Clearly, a lot more publicity was coming in the society's direction. Kuchel and Congressman Henry Reuss, Wisconsin Democrat, called for a congressional investigation of Welch and his society. A spokesman for Attorney General Robert Kennedy said that the society's activities were "a matter of concern to the Justice Department." Across the land, newspapers began to print articles inquiring into Birch Society techniques in their own home towns.

That much public protest was more than Founder Welch had bargained for. At week's end, he asked the Senate internal security subcommittee to investigate the society, piously promised that "none of our members will plead the Fifth Amendment." He also denied that he had ever called Ike a "card-carrying Communist" or believed him to be a Red agent. "I never had that opinion; I never thought it then with firmness enough to publish it or to say it in public, and I don't today." Of course, Robert Welch admitted, he had written a "private, confidential letter," i.e., his privately circulated book The Politician, "in which I stated some harsh personal opinions of our then President." That harsh personal opinion: "Dwight Eisenhower is a dedicated, conscious agent of the Communist conspiracy."

* Son of missionaries, John Morrison Birch was born in Landour, India, May 28, 1918. He was raised in Macon, Ga., graduated from Mercer University (where he belonged to a group that raised unproven heresy charges against some of the professors), became a fundamentalist Baptist missionary in China.
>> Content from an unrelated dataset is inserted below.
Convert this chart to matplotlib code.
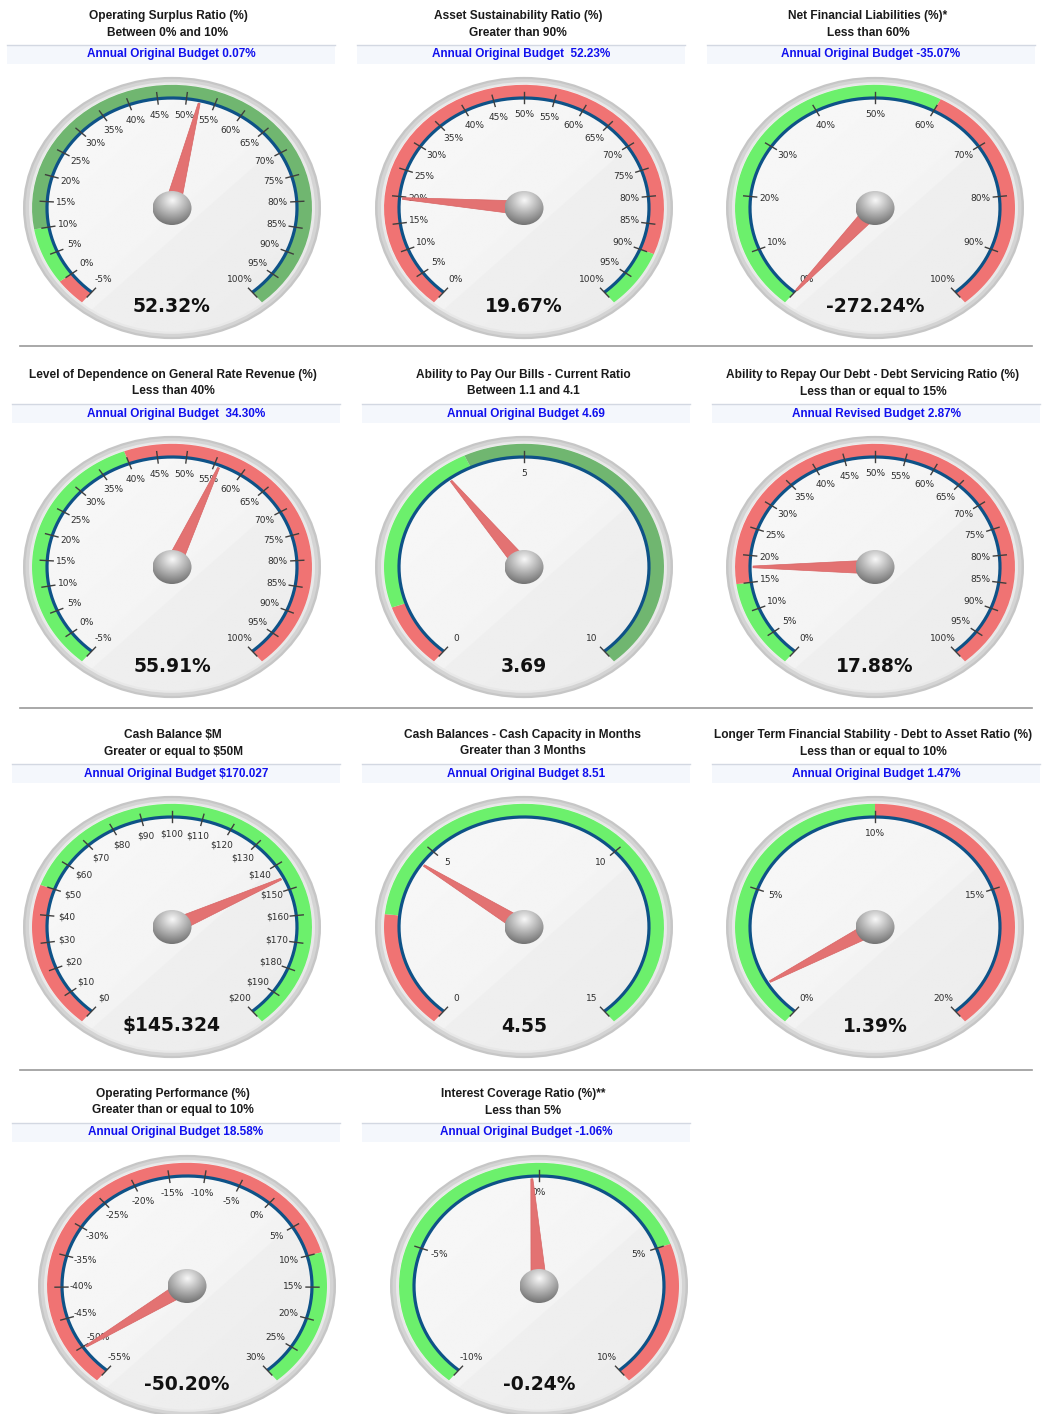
import numpy as np
import matplotlib
matplotlib.use("Agg")
import matplotlib.pyplot as plt
from matplotlib.patches import Ellipse, Polygon, Rectangle

# ---- data ----
titles = ["Operating Surplus Ratio (%)", "Asset Sustainability Ratio (%)",
          "Net Financial Liabilities (%)*",
          "Level of Dependence on General Rate Revenue (%)",
          "Ability to Pay Our Bills - Current Ratio",
          "Ability to Repay Our Debt - Debt Servicing Ratio (%)",
          "Cash Balance $M", "Cash Balances - Cash Capacity in Months",
          "Longer Term Financial Stability - Debt to Asset Ratio (%)",
          "Operating Performance (%)", "Interest Coverage Ratio (%)**"]
subtitles = ["Between 0% and 10%", "Greater than 90%", "Less than 60%",
             "Less than 40%", "Between 1.1 and 4.1", "Less than or equal to 15%",
             "Greater or equal to $50M", "Greater than 3 Months",
             "Less than or equal to 10%", "Greater than or equal to 10%",
             "Less than 5%"]
budgets = ["Annual Original Budget 0.07%", "Annual Original Budget  52.23%",
           "Annual Original Budget -35.07%", "Annual Original Budget  34.30%",
           "Annual Original Budget 4.69", "Annual Revised Budget 2.87%",
           "Annual Original Budget $170.027", "Annual Original Budget 8.51",
           "Annual Original Budget 1.47%", "Annual Original Budget 18.58%",
           "Annual Original Budget -1.06%"]
values = [52.32, 19.67, -272.24, 55.91, 3.69, 17.88, 145.324, 4.55, 1.39, -50.20, -0.24]
value_labels = ["52.32%", "19.67%", "-272.24%", "55.91%", "3.69", "17.88%",
                "$145.324", "4.55", "1.39%", "-50.20%", "-0.24%"]
scale_min = [-5, 0, 0, -5, 0, 0, 0, 0, 0, -55, -10]
scale_max = [100, 100, 100, 100, 10, 100, 200, 15, 20, 30, 10]
tick_step = [5, 5, 10, 5, 5, 5, 10, 5, 5, 5, 5]
tick_fmt = ["{:g}%", "{:g}%", "{:g}%", "{:g}%", "{:g}", "{:g}%",
            "${:g}", "{:g}", "{:g}%", "{:g}%", "{:g}%"]
bands = [
    [(-5, 0, "red"), (0, 10, "green"), (10, 100, "dark")],
    [(0, 90, "red"), (90, 100, "green")],
    [(0, 60, "green"), (60, 100, "red")],
    [(-5, 40, "green"), (40, 100, "red")],
    [(0, 1.1, "red"), (1.1, 4.1, "green"), (4.1, 10, "dark")],
    [(0, 15, "green"), (15, 100, "red")],
    [(0, 50, "red"), (50, 200, "green")],
    [(0, 3, "red"), (3, 15, "green")],
    [(0, 10, "green"), (10, 20, "red")],
    [(-55, 10, "red"), (10, 30, "green")],
    [(-10, 5, "green"), (5, 10, "red")],
]
band_colors = {"red": "#f07373", "green": "#6cf06c", "dark": "#70b670"}

W, H = 1042, 1414
K = 0.88          # vertical squash of the dials
A0, SWEEP = 230, 280

fig = plt.figure(figsize=(W / 100, H / 100), dpi=100)
ax = fig.add_axes([0, 0, 1, 1])
ax.set_xlim(0, W)
ax.set_ylim(H, 0)
ax.axis("off")


def ang(v, lo, hi):
    return np.radians(A0 - (v - lo) / (hi - lo) * SWEEP)


def pt(cx, cy, r, a):
    return cx + r * np.cos(a), cy - K * r * np.sin(a)


def clipped_image(arr, cx, cy, rx, ry, z):
    clip = Ellipse((cx, cy), 2 * rx, 2 * ry, facecolor="none", edgecolor="none")
    ax.add_patch(clip)
    im = ax.imshow(arr, cmap="gray", vmin=0, vmax=1, aspect="auto",
                   extent=(cx - rx, cx + rx, cy + ry, cy - ry),
                   interpolation="bilinear", zorder=z)
    im.set_clip_path(clip)


n = 160
gx, gy = np.meshgrid(np.linspace(-1, 1, n), np.linspace(-1, 1, n))
face = 0.975 - 0.035 * (gx + gy + 2) / 4
face[(gx + gy) > 0.25] -= 0.018
dist = np.sqrt(gx ** 2 + (gy + 0.45) ** 2)
ball = 0.97 - 0.52 * np.clip(dist / 1.45, 0, 1)


def draw_gauge(i, cx, cy):
    lo, hi = scale_min[i], scale_max[i]
    # bezel
    for r, c in [(149, "#c6c6c6"), (146.5, "#d4d4d4"), (143, "#e8e8e8")]:
        ax.add_patch(Ellipse((cx, cy), 2 * r, 2 * K * r, facecolor=c,
                             edgecolor="none", zorder=1))
    clipped_image(face, cx, cy, 140.5, 140.5 * K, 2)

    # coloured bands
    for b0, b1, key in bands[i]:
        t = np.linspace(ang(b0, lo, hi), ang(b1, lo, hi), 60)
        xo, yo = pt(cx, cy, 140, t)
        xi, yi = pt(cx, cy, 125, t[::-1])
        ax.add_patch(Polygon(np.column_stack([np.r_[xo, xi], np.r_[yo, yi]]),
                             closed=True, facecolor=band_colors[key],
                             edgecolor="none", zorder=3))

    # scale arc
    t = np.linspace(ang(lo, lo, hi), ang(hi, lo, hi), 200)
    xs, ys = pt(cx, cy, 125, t)
    ax.plot(xs, ys, color="#0e5287", lw=2.3, zorder=4, solid_capstyle="butt")

    # ticks and labels
    for v in np.arange(lo, hi + tick_step[i] * 0.01, tick_step[i]):
        a = ang(v, lo, hi)
        x0, y0 = pt(cx, cy, 119, a)
        x1, y1 = pt(cx, cy, 132, a)
        ax.plot([x0, x1], [y0, y1], color="#3e3e3e", lw=1.0, zorder=5)
        lx, ly = pt(cx, cy, 106, a)
        ax.text(lx, ly, tick_fmt[i].format(v), fontsize=6.5, color="#2e2e2e",
                ha="center", va="center", zorder=5, parse_math=False)

    # needle
    v = min(max(values[i], lo), hi)
    a = ang(v, lo, hi)
    tx, ty = pt(cx, cy, 122, a)
    px, py = -np.sin(a), np.cos(a)
    w0, w1 = 8, 1
    pts = [(cx + w0 * px, cy - K * w0 * py),
           (tx + w1 * px, ty - K * w1 * py),
           (tx - w1 * px, ty + K * w1 * py),
           (cx - w0 * px, cy + K * w0 * py)]
    ax.add_patch(Polygon(pts, closed=True, facecolor="#e37272",
                         edgecolor="#d86464", lw=0.5, zorder=6))

    # hub
    clipped_image(ball, cx, cy, 19.5, 17, 7)

    ax.text(cx, cy + 99, value_labels[i], fontsize=13.5, fontweight="bold",
            family="DejaVu Sans", color="#111111", ha="center", va="center",
            zorder=8, parse_math=False)


row_tops = [16, 375, 735, 1094]
for i in range(len(titles)):
    row, col = divmod(i, 3)
    top = row_tops[row]
    hx = (171 if row == 0 else 176) + 350 * col
    ax.text(hx - 3, top, titles[i], fontsize=8.6, fontweight="bold",
            family="Liberation Sans", color="#1a1a1a", ha="center",
            va="center", parse_math=False)
    ax.text(hx - 3, top + 16.5, subtitles[i], fontsize=8.6, fontweight="bold",
            family="Liberation Sans", color="#1a1a1a", ha="center",
            va="center", parse_math=False)
    ax.add_patch(Rectangle((hx - 164, top + 28.5), 328, 19, facecolor="#f4f7fc",
                           edgecolor="none", zorder=0))
    ax.plot([hx - 164, hx + 164], [top + 28.5, top + 28.5], color="#d3d8e2",
            lw=1, zorder=0)
    ax.text(hx, top + 38.5, budgets[i], fontsize=8.5, fontweight="bold",
            family="Liberation Sans", color="#1010ee", ha="center",
            va="center", parse_math=False)
    gx0 = [172, 524, 875][col] + (15 if row == 3 else 0)
    draw_gauge(i, gx0, top + 192)

for y in [346, 708, 1070]:
    ax.plot([20, 1032], [y, y], color="#999999", lw=1.2)

ax.set_xlim(0, W)
ax.set_ylim(H, 0)
fig.savefig("out.png", dpi=100, facecolor="white")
During World War II he joined a U.S. Army intelligence unit in China, served with the rank of captain. Ten days after the Japanese surrender in 1945, he was killed by a band of Chinese Communist guerrillas. Birch Society members regard him as the first victim of the cold war. Birch's parents, who live in retirement in Georgia, are honorary life members of the society. Last week his mother said that they were "heartily in accord with the purpose and the procedure of the John Birch Society."